Demais! Não tinha equipamento, nem proteção, hoje usa-se luvas descartáveis, na época eram luvas de borracha, usava, deixava no quartel de molho em uma solução e depois lavava e usava novamente. Graças a Deus isso não existe mais. Cada um tem seu pacote de luvas descartáveis. Máscaras de proteção.


                                                                                Natal ( Arquivo Pessoal) 



Você salvou um cavalo?

Foi em Tupi, um cavalo caiu dentro de um poço com a pata para cima. Desci, passei uma corda, com muito cuidado para não quebrar nada dele. Ele movimentou-se, desceu muita terra em cima de mim, quase morri ali dentro. Subi, puxamos ele, ele permaneceu um tempinho deitado, dali a pouco levanta o cavalo, firme. O dono chorava, era a única coisa que ele tinha. Teve um caso que deu muita repercussão (Natal mostra os recortes de jornais da época, com matérias detalhadas). Foi um caso de uma mulher em Rafard, ela permaneceu por 25 horas dentro do rio, todo mundo já dava ela como morta, nós a resgatamos com vida. Ela tinha cinco filhos, foi apanhar cambuquira na beira do rio, ela caiu, colocamos o barco no rio e fomos descendo pela correnteza, dali a pouco ela se meche no meio de uns entulhos. O Marido estava procurando ela, só nos chamaram após muitas horas.

Você tem filhos?

Tenho três: Natalia, Jader e Marcelo.



Você tem alguma religião?

Sou católico, frequento, faço parte do Terço dos Homens, do Salão do Divino na Rua do Porto, toda terça-feira.

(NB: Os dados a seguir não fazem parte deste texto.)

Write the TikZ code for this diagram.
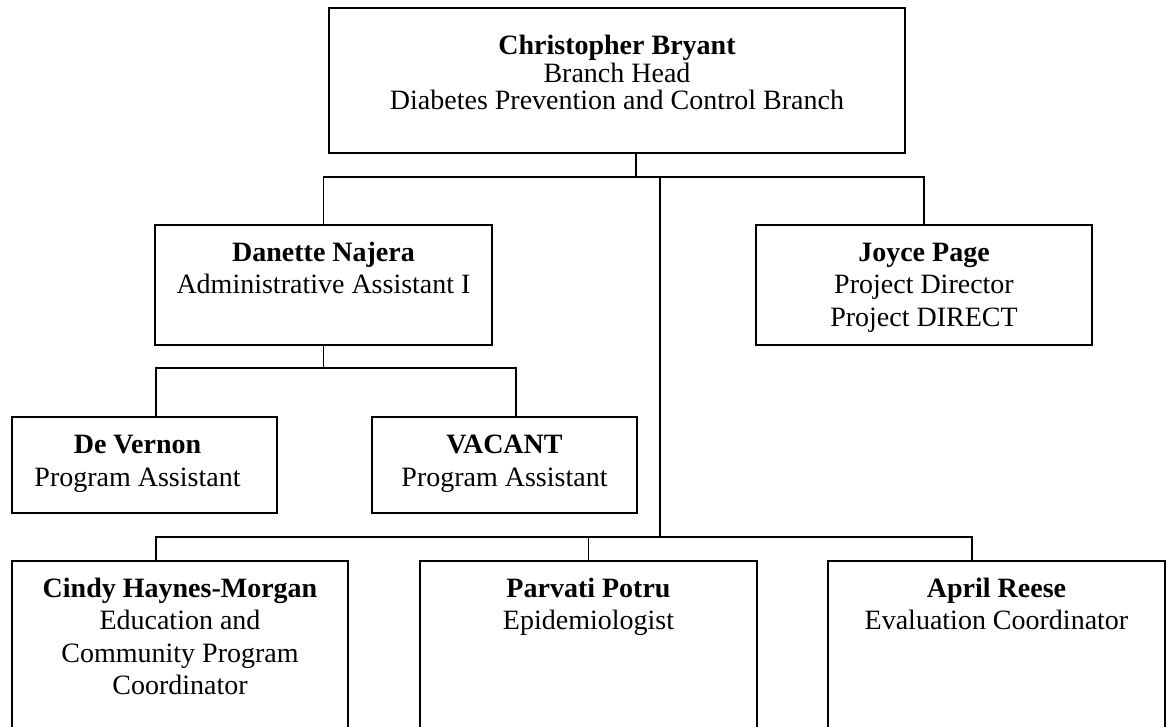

Natal, você salvou muitas vidas, prestou socorro, e fez um trabalho muito difícil, que é o resgate de corpos. Alguns casos transcuremos, outros preservamos.  Qual é a principal característica do bombeiro?

Tem que ter amor a profissão! Se não gostar não consegue suportar, encontramos coisas muito difíceis de ver, sentir ou aceitar.